SHORT EXERCISE
Leaving out every picture, copy the lines of the data exactly, from the first through the line containing "const A_STRIP_X = [-0.5, -0.25];".

COLLECTED MATERIAL

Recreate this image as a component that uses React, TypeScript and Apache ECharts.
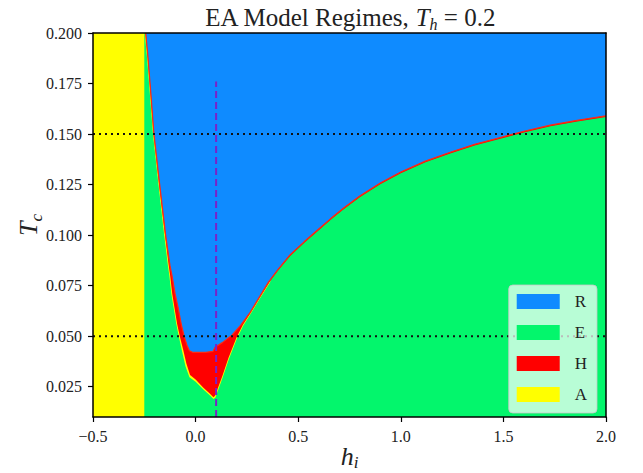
import React, { useEffect, useRef } from 'react';
import * as echarts from 'echarts';

const FONT = '"Liberation Serif", "DejaVu Serif", serif';

const X_RANGE = [-0.5, 2.0];
const Y_RANGE = [0.01, 0.2];
const X_TICK_STEP = 0.5;
const Y_TICKS = [0.025, 0.05, 0.075, 0.1, 0.125, 0.15, 0.175, 0.2];

const REGIONS = ['R', 'E', 'H', 'A'];
const REGION_COLORS: Record<string, string> = {
  R: '#0f8bff',
  E: '#03f66c',
  H: '#ff0000',
  A: '#ffff00',
};

// Pure "A" regime strip on the left
const A_STRIP_X = [-0.5, -0.25];

// Lower boundary of the R (blue) regime
const R_BOUNDARY: [number, number][] = [
  [-0.243, 0.2], [-0.232, 0.188], [-0.218, 0.17], [-0.203, 0.15], [-0.175, 0.125],
  [-0.146, 0.1], [-0.125, 0.085], [-0.115, 0.08], [-0.1, 0.071], [-0.085, 0.064],
  [-0.07, 0.056], [-0.056, 0.05], [-0.042, 0.0455], [-0.03, 0.0428], [-0.015, 0.042],
  [0.0, 0.042], [0.05, 0.042], [0.085, 0.0425], [0.095, 0.0445], [0.13, 0.0468],
  [0.177, 0.0505], [0.22, 0.0555], [0.266, 0.0618], [0.31, 0.0692], [0.355, 0.0768],
  [0.4, 0.0828], [0.461, 0.0903], [0.53, 0.0968], [0.593, 0.1024], [0.66, 0.1083],
  [0.72, 0.1133], [0.8, 0.1193], [0.9, 0.1258], [1.0, 0.1312], [1.12, 0.1366],
  [1.241, 0.141], [1.36, 0.1449], [1.485, 0.1483], [1.6, 0.1514], [1.729, 0.1544],
  [1.86, 0.1568], [2.0, 0.159],
];

// Lower boundary of the H (red) regime
const H_BOUNDARY: [number, number][] = [
  [-0.245, 0.2], [-0.234, 0.188], [-0.22, 0.17], [-0.205, 0.15], [-0.178, 0.125],
  [-0.149, 0.1], [-0.131, 0.085], [-0.124, 0.08], [-0.114, 0.071], [-0.103, 0.064],
  [-0.09, 0.056], [-0.077, 0.05], [-0.06, 0.043], [-0.045, 0.0365], [-0.027, 0.0308],
  [0.0, 0.0285], [0.038, 0.0245], [0.07, 0.0215], [0.087, 0.0198], [0.095, 0.0205],
  [0.103, 0.0227], [0.13, 0.0302], [0.16, 0.0392], [0.2, 0.0495], [0.23, 0.0555],
  [0.266, 0.0612], [0.31, 0.0686], [0.363, 0.0772], [0.4, 0.0822], [0.461, 0.0897],
  [0.53, 0.0962], [0.593, 0.1018], [0.66, 0.1077], [0.72, 0.1127], [0.8, 0.1187],
  [0.9, 0.1252], [1.0, 0.1306], [1.12, 0.136], [1.241, 0.1404], [1.36, 0.1443],
  [1.485, 0.1477], [1.6, 0.1508], [1.729, 0.1538], [1.86, 0.1562], [2.0, 0.1584],
];

// Lower boundary of the thin A (yellow) fringe around the H regime
const A_BOUNDARY: [number, number][] = [
  [-0.248, 0.2], [-0.237, 0.188], [-0.223, 0.17], [-0.208, 0.15], [-0.181, 0.125],
  [-0.153, 0.1], [-0.135, 0.085], [-0.128, 0.08], [-0.118, 0.071], [-0.107, 0.064],
  [-0.094, 0.056], [-0.082, 0.05], [-0.065, 0.042], [-0.049, 0.035], [-0.03, 0.0297],
  [0.0, 0.0274], [0.038, 0.0236], [0.07, 0.0206], [0.087, 0.0189], [0.097, 0.0196],
  [0.105, 0.022], [0.132, 0.0295], [0.162, 0.0386], [0.202, 0.049], [0.232, 0.0551],
  [0.267, 0.0608], [0.311, 0.0682], [0.364, 0.0768],
];

const H_REF_LINES = [0.05, 0.15];
const V_REF_X = 0.1;
const V_REF_TOP = 0.176;

const fmtX = (v: number) => v.toFixed(1).replace('-', '\u2212');
const fmtY = (v: number) => v.toFixed(3);

export default function App() {
  const ref = useRef<HTMLDivElement>(null);

  useEffect(() => {
    if (!ref.current) return;
    const chart = echarts.init(ref.current, undefined, { renderer: 'svg' });

    const areaSeries = (name: string, data: [number, number][], color: string, origin: 'start' | 'end', line?: any) => ({
      name: name,
      type: 'line',
      data,
      showSymbol: false,
      symbol: 'none',
      silent: true,
      animation: false,
      lineStyle: line || { width: 0, opacity: 0 },
      itemStyle: { color },
      areaStyle: { color, opacity: 1, origin },
      z: 2,
    });

    const series: any[] = [
      areaSeries('E-fill', [[X_RANGE[0], Y_RANGE[1]], [X_RANGE[1], Y_RANGE[1]]], REGION_COLORS.E, 'start'),
      areaSeries('A-strip', [[A_STRIP_X[0], Y_RANGE[1]], [A_STRIP_X[1], Y_RANGE[1]]], REGION_COLORS.A, 'start'),
      areaSeries('A-fringe', A_BOUNDARY, REGION_COLORS.A, 'end'),
      areaSeries('H-fill', H_BOUNDARY, REGION_COLORS.H, 'end'),
      areaSeries('R-fill', R_BOUNDARY, REGION_COLORS.R, 'end', { color: '#ff2a10', width: 1.2 }),
      ...H_REF_LINES.map((y, i) => ({
        name: 'ref-h-' + i,
        type: 'line',
        data: [[X_RANGE[0], y], [X_RANGE[1], y]],
        showSymbol: false,
        symbol: 'none',
        silent: true,
        lineStyle: { color: '#111', width: 2, type: [2, 4] },
        z: 3,
      })),
      {
        name: 'ref-v',
        type: 'line',
        data: [[V_REF_X, Y_RANGE[0]], [V_REF_X, V_REF_TOP]],
        showSymbol: false,
        symbol: 'none',
        silent: true,
        lineStyle: { color: '#7a22c8', width: 2, type: [7, 4] },
        z: 3,
      },
      ...REGIONS.map((r) => ({
        name: r,
        type: 'scatter',
        data: [],
        itemStyle: { color: REGION_COLORS[r], opacity: 1 },
      })),
    ];

    const option: any = {
      animation: false,
      backgroundColor: '#ffffff',
      grid: { left: 93, top: 33, width: 513, height: 384, containLabel: false, outerBoundsMode: 'none' },
      graphic: [
        {
          type: 'text',
          x: 350,
          y: 17,
          z: 10,
          style: {
            text: '{n|EA Model Regimes, }{i|T}{s|h}{n| = 0.2}',
            textAlign: 'center',
            textVerticalAlign: 'middle',
            fill: '#222',
            rich: {
              n: { fontFamily: FONT, fontSize: 25, lineHeight: 30, fill: '#222', color: '#222' },
              i: { fontFamily: FONT, fontSize: 25, fontStyle: 'italic', lineHeight: 30, fill: '#222', color: '#222' },
              s: { fontFamily: FONT, fontSize: 16, fontStyle: 'italic', lineHeight: 16, verticalAlign: 'bottom', fill: '#222', color: '#222' },
            },
          },
        },
      ],
      xAxis: [
        {
          type: 'value',
          min: X_RANGE[0],
          max: X_RANGE[1],
          interval: X_TICK_STEP,
          z: 10,
          axisLine: { show: true, onZero: false, lineStyle: { color: '#000', width: 1.5 } },
          axisTick: { show: true, length: 5, lineStyle: { color: '#000', width: 1.2 } },
          axisLabel: { formatter: fmtX, fontFamily: FONT, fontSize: 16, color: '#222', margin: 11 },
          splitLine: { show: false },
          name: '{i|h}{s|i}',
          nameLocation: 'middle',
          nameGap: 24,
          nameMoveOverlap: false,
          nameTextStyle: {
            rich: {
              i: { fontFamily: FONT, fontSize: 26, fontStyle: 'italic', lineHeight: 30, color: '#222' },
              s: { fontFamily: FONT, fontSize: 17, fontStyle: 'italic', lineHeight: 15, verticalAlign: 'bottom', color: '#222' },
            },
          },
        },
        {
          type: 'value',
          position: 'top',
          min: X_RANGE[0],
          max: X_RANGE[1],
          interval: X_TICK_STEP,
          z: 10,
          axisLine: { show: true, onZero: false, lineStyle: { color: '#000', width: 1.5 } },
          axisTick: { show: false },
          axisLabel: { show: false },
          splitLine: { show: false },
        },
      ],
      yAxis: [
        {
          type: 'value',
          min: Y_RANGE[0],
          max: Y_RANGE[1],
          z: 10,
          axisLine: { show: true, onZero: false, lineStyle: { color: '#000', width: 1.5 } },
          axisTick: { show: true, length: 5, customValues: Y_TICKS, lineStyle: { color: '#000', width: 1.2 } },
          axisLabel: { customValues: Y_TICKS, formatter: fmtY, fontFamily: FONT, fontSize: 16, color: '#222', margin: 11 },
          splitLine: { show: false },
          name: '{i|T}{s|c}',
          nameLocation: 'middle',
          nameGap: 48,
          nameMoveOverlap: false,
          nameTextStyle: {
            rich: {
              i: { fontFamily: FONT, fontSize: 26, fontStyle: 'italic', lineHeight: 34, color: '#222' },
              s: { fontFamily: FONT, fontSize: 17, fontStyle: 'italic', lineHeight: 17, verticalAlign: 'bottom', color: '#222' },
            },
          },
        },
        {
          type: 'value',
          position: 'right',
          min: Y_RANGE[0],
          max: Y_RANGE[1],
          z: 10,
          axisLine: { show: true, onZero: false, lineStyle: { color: '#000', width: 1.5 } },
          axisTick: { show: false },
          axisLabel: { show: false },
          splitLine: { show: false },
        },
      ],
      legend: {
        data: REGIONS,
        orient: 'vertical',
        right: 46,
        top: 285,
        icon: 'rect',
        itemWidth: 43,
        itemHeight: 15,
        itemGap: 14,
        padding: [8, 10, 10, 8],
        backgroundColor: 'rgba(255,255,255,0.72)',
        borderColor: 'rgba(200,200,200,0.8)',
        borderWidth: 1,
        borderRadius: 4,
        selectedMode: false,
        z: 8,
        textStyle: { fontFamily: FONT, fontSize: 17, color: '#222', padding: [0, 0, 0, 10] },
      },
      series,
    };

    chart.setOption(option);
    return () => chart.dispose();
  }, []);

  return (
    <div
      ref={ref}
      style={{ position: 'fixed', left: 0, top: 0, width: 643, height: 473 }}
    />
  );
}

THE RESPONSE
Recreate this image as a component that uses React, TypeScript and Apache ECharts.
import React, { useEffect, useRef } from 'react';
import * as echarts from 'echarts';

const FONT = '"Liberation Serif", "DejaVu Serif", serif';

const X_RANGE = [-0.5, 2.0];
const Y_RANGE = [0.01, 0.2];
const X_TICK_STEP = 0.5;
const Y_TICKS = [0.025, 0.05, 0.075, 0.1, 0.125, 0.15, 0.175, 0.2];

const REGIONS = ['R', 'E', 'H', 'A'];
const REGION_COLORS: Record<string, string> = {
  R: '#0f8bff',
  E: '#03f66c',
  H: '#ff0000',
  A: '#ffff00',
};

// Pure "A" regime strip on the left
const A_STRIP_X = [-0.5, -0.25];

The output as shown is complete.